1. Distinguish scientific/mathematical/engineering creativity, whose outputs are “objective” from artistic/musical//aesthetic creativity whose outputs are “subjective,” i.e., they depend on the feelings and judgment of people (human brains).
We call successes in either field — objective or subjective — “creative” if they are done by human brains. But the subjective ones can only be judged by people’s senses. We don’t care how scientific advances come, from a person or an algorithm: the result is just as good and valid, if it works. But for artistic works, one of the features of our aesthetic tastes is that we dislike or quickly tire of something that is detectably mechanical or algorithmic. (Just as my cat tires of commercial “cat toys.”)
2. Deep learning algorithms are very promising, but so far they have not yet duplicated ordinary (“noncreative”) human capacity, so it’s a bit premature to expect them to be creative. So far, their mechanical nature is eventually obvious, just like the style-checker algorithm that can improve bad prose to average, but that also reduces good, creative prose to average. A lot of creativity (both objective and subjective) involves rule-breaking (i.e., violation of algorithms, rather than following them). Algorithms can produce mediocre Bach-like work, but not masterpieces — and, like my cat, we eventually detect and tire of the algorithms…
Rule-breaking can of course be dictated by rules too, but that’s still mechanics. What isn’t? Randomness, chance. And some have emphasized that factor in human creativity. But it’s not the whole story and it’s not enough. And here subjective creativity is a better model: Another way to makes something feel non-mechanical is to make it more organic, more like the movements and sounds and feelings of a real biological body rather than a computational, algorithmic machine.

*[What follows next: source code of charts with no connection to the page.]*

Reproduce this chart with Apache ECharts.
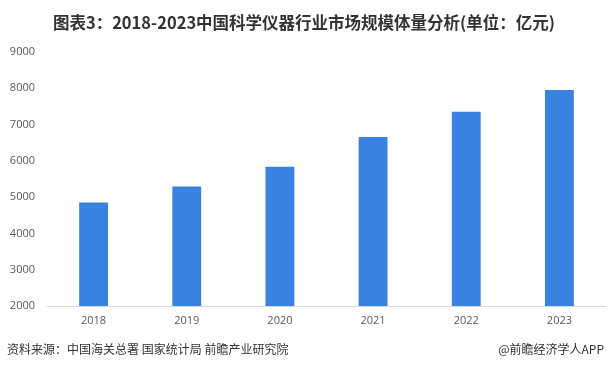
<!DOCTYPE html>
<html>
<head>
<meta charset="utf-8">
<script src="https://cdn.jsdelivr.net/npm/echarts@6/dist/echarts.min.js"></script>
<style>
html,body{margin:0;padding:0;background:#fff;}
#c{width:608px;height:372px;}
</style>
</head>
<body>
<div id="c"></div>
<script>
var categories = ['2018', '2019', '2020', '2021', '2022', '2023'];
var values = [4850, 5290, 5840, 6660, 7350, 7950];
var yMin = 2000, yMax = 9000, yStep = 1000;
var titleText = '图表3：2018-2023中国科学仪器行业市场规模体量分析(单位：亿元)';
var sourceText = '资料来源：中国海关总署 国家统计局 前瞻产业研究院';
var brandText = '@前瞻经济学人APP';

var chart = echarts.init(document.getElementById('c'), null, {renderer: 'canvas'});
chart.setOption({
  backgroundColor: '#ffffff',
  animation: false,
  title: {
    text: titleText,
    left: 'center',
    top: 9,
    textStyle: {fontFamily: '"Noto Sans CJK SC", sans-serif', fontSize: 16.5, fontWeight: 'bold', color: '#333333'}
  },
  graphic: [
    {type: 'text', left: 7, top: 343, style: {text: sourceText, fontFamily: '"Noto Sans CJK SC", sans-serif', fontSize: 12, fill: '#333333'}},
    {type: 'text', right: 4, top: 343, style: {text: brandText, fontFamily: '"Noto Sans CJK SC", sans-serif', fontSize: 12, fill: '#333333'}}
  ],
  grid: {left: 47, right: 2, top: 52, bottom: 66},
  xAxis: {
    type: 'category',
    data: categories,
    axisLine: {lineStyle: {color: '#d9d9d9'}},
    axisTick: {show: false},
    axisLabel: {color: '#595959', fontSize: 11, fontFamily: '"Open Sans", sans-serif', margin: 9}
  },
  yAxis: {
    type: 'value',
    min: yMin, max: yMax, interval: yStep,
    axisLine: {show: false},
    axisTick: {show: false},
    splitLine: {show: false},
    axisLabel: {color: '#595959', fontSize: 11, fontFamily: '"Open Sans", sans-serif', margin: 12,
      formatter: function (v) { return String(v); }}
  },
  series: [{
    type: 'bar',
    data: values,
    barWidth: '31%',
    itemStyle: {color: '#3a82e0'}
  }]
});
</script>
</body>
</html>
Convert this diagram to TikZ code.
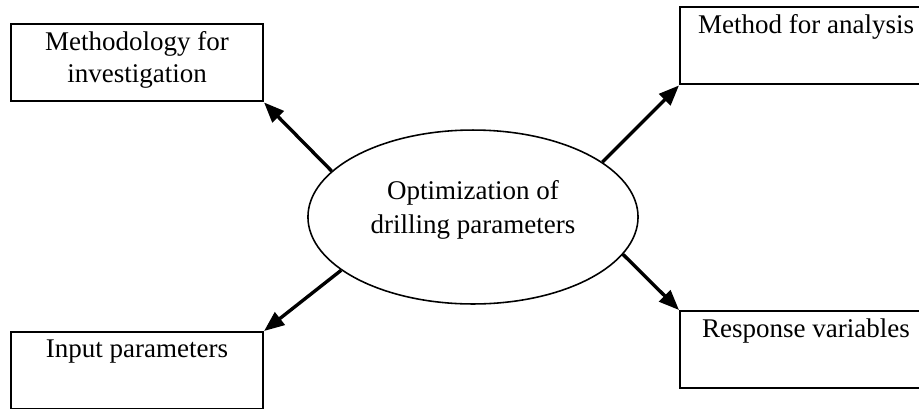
\documentclass[tikz,border=0pt]{standalone}
\usepackage{fontspec}
\setmainfont{Liberation Serif}
\usetikzlibrary{shapes.geometric}
\usetikzlibrary{arrows.meta}

\begin{document}
\begin{tikzpicture}[x=0.4444pt,y=-0.4444pt]
            % Define the sizes of the boxes and the ellipse
            \def\w{112pt}  % width of a box
            \def\h{34.4pt}  % height of a box
            \def\ew{146.7pt} % width of the ellipse
            \def\eh{77.3pt} % height of the ellipse

            \tikzset{
                topicbox/.style={draw, line width=0.9pt, rectangle, anchor=north west,
                    minimum width=\w, minimum height=\h, inner sep=0pt},
                boxtext/.style={anchor=north, inner sep=3.5pt, align=center,
                    font=\fontsize{12}{14.2}\selectfont},
                spoke/.style={line width=1.5pt, -{Triangle[length=9pt,width=7pt]}}
            }

            \useasboundingbox (0,0) rectangle (919,408);

            % Draw the central topic
            \node[ellipse, draw, line width=0.7pt, minimum width=\ew, minimum height=\eh,
                inner sep=0pt, align=center, font=\fontsize{12}{15}\selectfont]
                (opt) at (473,217) {Optimization of\\drilling parameters\\[-6pt]};

            % Draw the four boxes
            \node[topicbox, label={[boxtext]north:Methodology for\\investigation}] (method) at (10,23) {};
            \node[topicbox, label={[boxtext]north:Method for analysis}] (analysis) at (679,6) {};
            \node[topicbox, label={[boxtext]north:Input parameters}] (input) at (10,331) {};
            \node[topicbox, label={[boxtext]north:Response variables}] (response) at (679,310) {};

            % Draw the arrows
            \draw[spoke] (opt.162) -- (method.south east);
            \draw[spoke] (opt.23) -- (analysis.south west);
            \draw[spoke] (opt.202) -- (input.north east);
            \draw[spoke] (opt.346) -- (response.north west);

\end{tikzpicture}
\end{document}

Now I don’t doubt that the body itself, including the brain, are causal systems of some sort, but not necessarily just algorithmic ones. (They’re certainly partly algorithmic: reasoning, for example.) But the brain is also a dynamical system. Dynamics includes things like heat and liquidity, which are not computational. They don’t follow computational algorithms; they obey differential equations, of the kind that describe a waterfall rather than the solution to a quadratic equation (the algorithm/recipe we all learned in high school, -b+/-(SQRT (b**2 – 4ac)/2a) which is certainly not creative — though the one who first discovered it was creative).
Harnad, Stevan (2006) “Creativity: method or magic?” Hungarian Studies 20, no. 1 (2006): 163-177.